Harta paling berharga di dunia ini adalah anak. Mungkin ada yang sudah punya rumah, mobil banyak, investasi emas berkilo-kilo, tabungan di mana-mana, namun jika anak belum juga hadir, terasa masih kurang. Bila usia sudah separuh abad dan belum juga dititipi amanah berupa anak, kemudian mendapat tawaran bisa punya anak dengan menukar separuh hartanya, tentu dia akan bersedia.
Paradoks itu
Meski mayoritas orangtua tahu bahwa anak adalah harta yang paling berharga, bahkan nilainya tak lagi bisa dihargai dengan rupiah atau dolar, namu kita sering menemukan bahwa harta termahal tersebut diurus dan dikelola apa adanya, bahkan sering ditelantarkan.
Banyak orang secara serius, penuh perhitungan dan melibatkan banyak ahli diberbagai bidang untuk mengamankan dan mengembangkan harta miliknya dalam bentuk uang, investasi atau perusahaan. Namun, banyak pula orangtua yang menelantarkan kekayaan termahalnya (anak) dengan memberi waktu sisa, SDM (sumber daya manusia) pengelola dan proses pengelolaan yang ala kadarnya.
Jika dalam konteks keberagamaan ada pameo, "tontonan jadi tuntutan, dan tuntutan jadi tontonan," dalam konteks merawat harta termahal (anak) bisa muncul pameo, "yang termahal ditelantarkan, yang tak mahal dipuja." Artinya, betapa sudah terbalik-balik masyarakat kita dalam menerapkan kesadaran pemikirannya dengan implementasi kesehariaanya.
Ada sebagian lain masyarakat, membersamai pertumbuhan anaknya dengan acuh tak acuh. Setelah melahirkan dan menyiapkan makanan, anak dibiarkan tumbuh sendiri. Tak ada bimbingan, tak ada upaya eksplorasi potensi. Mereka sering berdalih, "Besok lakau sudah besar juga tahu sendiri, kapan harus begini dan begitu."
Orangtua yang demikian telah abai, bahwa tanggungjawab orangtua masih terus melekat, sampai anak-anak mandiri dan berkeluarga.
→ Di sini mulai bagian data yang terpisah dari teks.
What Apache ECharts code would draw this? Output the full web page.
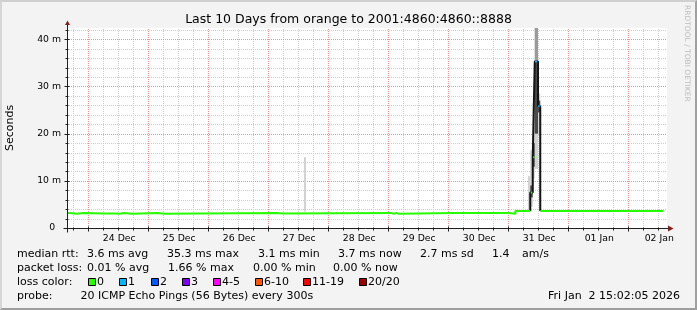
<!DOCTYPE html>
<html>
<head>
<meta charset="utf-8">
<script src="https://cdn.jsdelivr.net/npm/echarts@6.0.0/dist/echarts.min.js"></script>
<style>
  html, body { margin: 0; padding: 0; background: #f3f3f3; }
  #wrap { position: relative; width: 697px; height: 310px; }
  #chart { position: absolute; left: 0; top: 0; width: 697px; height: 310px; }
  #frame { position: absolute; left: 0; top: 0; width: 697px; height: 310px; box-sizing: border-box;
           border-top: 2px solid #cfcfcf; border-left: 2px solid #d6d6d6;
           border-right: 2px solid #a0a0a0; border-bottom: 2px solid #9e9e9e; pointer-events: none; }
</style>
</head>
<body>
<div id="wrap"><div id="chart"></div><div id="frame"></div></div>
<script>
// ---------- data (hours are counted from 24 Dec 00:00; values in ms) ----------
const dayLabels   = ['24 Dec','25 Dec','26 Dec','27 Dec','28 Dec','29 Dec','30 Dec','31 Dec','01 Jan','02 Jan'];
const labelHours  = [12, 36, 60, 84, 108, 132, 156, 180, 204, 228];
const majorXHours = [0, 24, 48, 72, 96, 120, 144, 168, 192, 216];
const minorXHours = [-6, 6, 12, 18, 30, 36, 42, 54, 60, 66, 78, 84, 90, 102, 108, 114, 126, 132, 138,
                     150, 156, 162, 174, 180, 186, 198, 204, 210, 222, 228];
const yTicks      = [0, 10, 20, 30, 40];
const yLabels     = ['0  ', '10 m', '20 m', '30 m', '40 m'];
const yMinor      = [2, 4, 6, 8, 12, 14, 16, 18, 22, 24, 26, 28, 32, 34, 36, 38, 42];

// median rtt (step line), [hour, ms]
const medianBefore = [
  [-8.5, 3.2], [-7.5, 3.0], [-4.8, 3.2], [-1.9, 3.05], [6.1, 3.1], [10.8, 3.0], [12.5, 3.2],
  [14.4, 3.0], [17.1, 3.2], [27.5, 3.0], [30.4, 3.2], [75.5, 3.1], [77.5, 3.2],
  [121.2, 3.0], [122.2, 3.2], [123.2, 3.0], [124.2, 3.2], [146.6, 3.1], [147.4, 3.2],
  [168.0, 3.0], [170.8, 3.6], [176.8, 3.6]
];
const medianSpike = [[176.8, 3.6], [176.8, 7.5], [177.8, 15.0], [178.6, 35.3], [179.9, 25.8], [180.8, 3.6]];
const medianAfter = [
  [180.8, 3.6], [192.4, 3.45], [193.2, 3.6], [197.3, 3.45], [198.0, 3.6], [206.6, 3.45], [207.3, 3.6], [230.0, 3.6]
];
// loss-coloured median pieces in the spike: [startHour, ms, endHour, lossIndex]
const lossMarks = [[177.0, 7.5, 177.6, 0], [178.0, 15.0, 178.5, 0], [178.7, 35.3, 179.5, 1], [179.95, 25.8, 180.6, 1]];
// smoke (ping spread): [startHour, lowMs, endHour, highMs]
const smokeLight = [
  [175.9, 3.8, 176.8, 11.0], [176.8, 4.5, 177.8, 16.5], [177.8, 10.5, 178.6, 26.5],
  [178.6, 12.5, 179.9, 42.4], [179.9, 19.5, 180.8, 28.5], [86.3, 3.5, 87.1, 15.0]
];
const smokeMid  = [[178.6, 35.3, 179.9, 42.4]];
const smokeDark = [[176.8, 6.5, 177.8, 9.0], [177.8, 13.0, 178.6, 18.0], [178.6, 20.0, 179.9, 35.3], [179.9, 24.5, 180.8, 27.0]];

// legend texts
const lossLabels = ['0', '1', '2', '3', '4-5', '6-10', '11-19', '20/20'];
const lossColors = ['#26ff00', '#00b8ff', '#0059ff', '#7e00ff', '#ff00ff', '#ff5500', '#ff0000', '#a10000'];
const rttStats  = ['3.6 ms avg', '35.3 ms max', '3.1 ms min', '3.7 ms now', '2.7 ms sd', '1.4', 'am/s'];
const lossStats = ['0.01 % avg', '1.66 % max', '0.00 % min', '0.00 % now'];
const probeText = '20 ICMP Echo Pings (56 Bytes) every 300s';
const stampText = 'Fri Jan  2 15:02:05 2026';

// ---------- axis extents ----------
const X_MIN = -8.5, X_MAX = 231.5, Y_MAX = 42.4;
const FONT = '"DejaVu Sans", sans-serif';

function gridLine(vertical, color) {
  return function (params, api) {
    const v = api.value(vertical ? 0 : 1);
    const a = vertical ? api.coord([v, 0]) : api.coord([X_MIN, v]);
    const b = vertical ? api.coord([v, Y_MAX]) : api.coord([X_MAX, v]);
    let shape;
    if (vertical) { const x = Math.round(a[0]) + 0.5; shape = { x1: x, y1: a[1], x2: x, y2: b[1] }; }
    else { const y = Math.round(a[1]) + 0.5; shape = { x1: a[0], y1: y, x2: b[0], y2: y }; }
    return { type: 'line', shape, style: { stroke: color, lineWidth: 1, lineDash: [1, 1] }, silent: true };
  };
}
function rectItem(color) {
  return function (params, api) {
    const p0 = api.coord([api.value(0), api.value(3)]);
    const p1 = api.coord([api.value(2), api.value(1)]);
    return { type: 'rect', shape: { x: p0[0], y: p0[1], width: p1[0] - p0[0], height: p1[1] - p0[1] },
             style: { fill: color }, silent: true };
  };
}

const graphics = [];
function txt(x, y, text, extra) {
  graphics.push(Object.assign({ type: 'text', x, y, silent: true,
    style: { text, font: '11px ' + FONT, fill: '#000', align: 'left', verticalAlign: 'middle' } }, extra || {}));
}
// y name and watermark
graphics.push({ type: 'text', x: 10, y: 128, rotation: Math.PI / 2, silent: true,
  style: { text: 'Seconds', font: '11px ' + FONT, fill: '#000', align: 'center', verticalAlign: 'middle' } });
graphics.push({ type: 'text', x: 687, y: 5, rotation: -Math.PI / 2, silent: true,
  style: { text: 'RRDTOOL / TOBI OETIKER', font: '7.5px ' + FONT, fill: '#bdbdbd', align: 'left', verticalAlign: 'middle' } });
// legend rows
const rttX = [87, 167, 258, 338, 420, 492, 522];
const lossX = [87, 168, 253, 333];
const boxX = [88.3, 119.3, 150.7, 181.7, 212.7, 255, 303.3, 359.3];
txt(17, 254.2, 'median rtt:');
rttStats.forEach((s, i) => txt(rttX[i], 254.2, s));
txt(17, 268.2, 'packet loss:');
lossStats.forEach((s, i) => txt(lossX[i], 268.2, s));
txt(17, 282.2, 'loss color:');
lossLabels.forEach((s, i) => {
  graphics.push({ type: 'rect', silent: true, shape: { x: Math.round(boxX[i]) + 0.5, y: 278.5, width: 7, height: 7 },
    style: { fill: lossColors[i], stroke: '#000', lineWidth: 1 } });
  txt(Math.round(boxX[i]) + 9, 282.2, s);
});
txt(17, 296.2, 'probe:');
txt(80.5, 296.2, probeText);
graphics.push({ type: 'text', x: 680, y: 296.2, silent: true,
  style: { text: stampText, font: '11px ' + FONT, fill: '#000', align: 'right', verticalAlign: 'middle' } });

const chart = echarts.init(document.getElementById('chart'), null, { renderer: 'canvas' });
chart.setOption({
  animation: false,
  backgroundColor: 'transparent',
  textStyle: { fontFamily: FONT },
  title: { text: 'Last 10 Days from orange to 2001:4860:4860::8888', left: 'center', top: 13.5, padding: 0,
           textStyle: { fontSize: 12.5, fontWeight: 'normal', color: '#000', fontFamily: FONT } },
  grid: { left: 67, right: 30, top: 28, bottom: 82, show: true, backgroundColor: '#ffffff', borderWidth: 0 },
  xAxis: { type: 'value', min: X_MIN, max: X_MAX, axisLine: { show: false }, axisTick: { show: false },
           splitLine: { show: false },
           axisLabel: { customValues: labelHours, formatter: v => dayLabels[labelHours.indexOf(v)],
                        fontSize: 9.3, color: '#000', margin: 6, padding: [0, 0, 0, 2], fontFamily: FONT } },
  yAxis: { type: 'value', min: 0, max: Y_MAX, axisLine: { show: false }, axisTick: { show: false },
           splitLine: { show: false },
           axisLabel: { customValues: yTicks, formatter: v => yLabels[yTicks.indexOf(v)],
                        fontSize: 9.3, color: '#000', margin: 6, fontFamily: FONT } },
  graphic: graphics,
  series: [
    { type: 'custom', z: 1, silent: true, clip: false, renderItem: gridLine(true, '#cdcdcd'),
      data: minorXHours.map(h => [h, 0]), encode: { x: 0, y: 1 } },
    { type: 'custom', z: 1, silent: true, clip: false, renderItem: gridLine(false, '#cdcdcd'),
      data: yMinor.map(v => [X_MIN, v]), encode: { x: 0, y: 1 } },
    { type: 'custom', z: 1, silent: true, clip: false, renderItem: gridLine(true, '#eb9595'),
      data: majorXHours.map(h => [h, 0]), encode: { x: 0, y: 1 } },
    { type: 'custom', z: 1, silent: true, clip: false, renderItem: gridLine(false, '#eb9595'),
      data: yTicks.filter(v => v > 0).map(v => [X_MIN, v]), encode: { x: 0, y: 1 } },
    { type: 'custom', z: 2, silent: true, clip: true, renderItem: rectItem('#d2d2d2'),
      data: smokeLight, encode: { x: [0, 2], y: [1, 3] } },
    { type: 'custom', z: 2, silent: true, clip: true, renderItem: rectItem('#9a9a9a'),
      data: smokeMid, encode: { x: [0, 2], y: [1, 3] } },
    { type: 'custom', z: 2, silent: true, clip: true, renderItem: rectItem('#4a4a4a'),
      data: smokeDark, encode: { x: [0, 2], y: [1, 3] } },
    { type: 'line', z: 3, step: 'end', showSymbol: false, silent: true, data: medianSpike,
      lineStyle: { color: '#151515', width: 2 } },
    { type: 'line', z: 4, step: 'end', showSymbol: false, silent: true, data: medianBefore,
      lineStyle: { color: lossColors[0], width: 2 } },
    { type: 'line', z: 4, step: 'end', showSymbol: false, silent: true, data: medianAfter,
      lineStyle: { color: lossColors[0], width: 2 } },
    { type: 'custom', z: 5, silent: true, clip: false, encode: { x: [0, 2], y: 1 }, data: lossMarks,
      renderItem: function (params, api) {
        const a = api.coord([api.value(0), api.value(1)]);
        const b = api.coord([api.value(2), api.value(1)]);
        return { type: 'line', shape: { x1: a[0], y1: a[1], x2: b[0], y2: b[1] },
                 style: { stroke: lossColors[api.value(3)], lineWidth: 2 } };
      } },
    // axes with arrows and ticks
    { type: 'custom', z: 6, silent: true, clip: false, data: [[X_MIN, 0]], encode: { x: 0, y: 1 },
      renderItem: function (params, api) {
        const o = api.coord([X_MIN, 0]);
        const xe = api.coord([X_MAX, 0]);
        const ye = api.coord([X_MIN, Y_MAX]);
        const ox = Math.round(o[0]) + 0.5, oy = Math.round(o[1]) + 0.5;
        const ex = Math.round(xe[0]), ey = Math.round(ye[1]);
        const st = { stroke: '#1f1f1f', lineWidth: 1 };
        const ch = [];
        ch.push({ type: 'line', shape: { x1: ox - 4, y1: oy, x2: ex + 1, y2: oy }, style: st });
        ch.push({ type: 'line', shape: { x1: ox, y1: oy + 4, x2: ox, y2: ey - 3 }, style: st });
        ch.push({ type: 'polygon', shape: { points: [[ex + 1, oy - 3], [ex + 6.5, oy], [ex + 1, oy + 3]] }, style: { fill: '#801f1f' } });
        ch.push({ type: 'polygon', shape: { points: [[ox - 2.5, ey - 3], [ox, ey - 7.5], [ox + 2.5, ey - 3]] }, style: { fill: '#801f1f' } });
        majorXHours.forEach(h => { const x = Math.round(api.coord([h, 0])[0]) + 0.5;
          ch.push({ type: 'line', shape: { x1: x, y1: oy - 2, x2: x, y2: oy + 3 }, style: st }); });
        minorXHours.forEach(h => { const x = Math.round(api.coord([h, 0])[0]) + 0.5;
          ch.push({ type: 'line', shape: { x1: x, y1: oy - 1, x2: x, y2: oy + 2 }, style: st }); });
        yTicks.forEach(v => { const y = Math.round(api.coord([X_MIN, v])[1]) + 0.5;
          ch.push({ type: 'line', shape: { x1: ox - 3, y1: y, x2: ox + 2, y2: y }, style: st }); });
        yMinor.forEach(v => { const y = Math.round(api.coord([X_MIN, v])[1]) + 0.5;
          ch.push({ type: 'line', shape: { x1: ox - 2, y1: y, x2: ox + 1, y2: y }, style: st }); });
        return { type: 'group', children: ch };
      } }
  ]
});
</script>
</body>
</html>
Bahkan Khalifah Abu Bakar Ash Shidiq, dalam kadar tertentu masih terus melibatkan diri dalam kehidupan anaknya, meskipun sudah berumah tangga dan punya rumah sendiri.
Jika hari ini ada banyak sarjana kebingungan mau kerja apa? Fenomena tersebut sesungguhnya juga menggambarkan kegagalan orangtua dalam membersamai anak dalam menemukan bakat terbaiknya sejak usia muda. Betapa banyak kita temukan mahasiswa tingkat akhir masih bingung apa bakat atau passion dirinya? Mereka masih gelap dalam memahami dirinya, apalagi mengembangkan potensinya.
Tantangan masa depan, saat anak-anak kita kelak dewasa tentu tidak semakin ringan, oleh karenanya Khalifah Ali bin Abi Thalib pernah berpesan, "Didiklah anak-anakmu sesuai zamannya."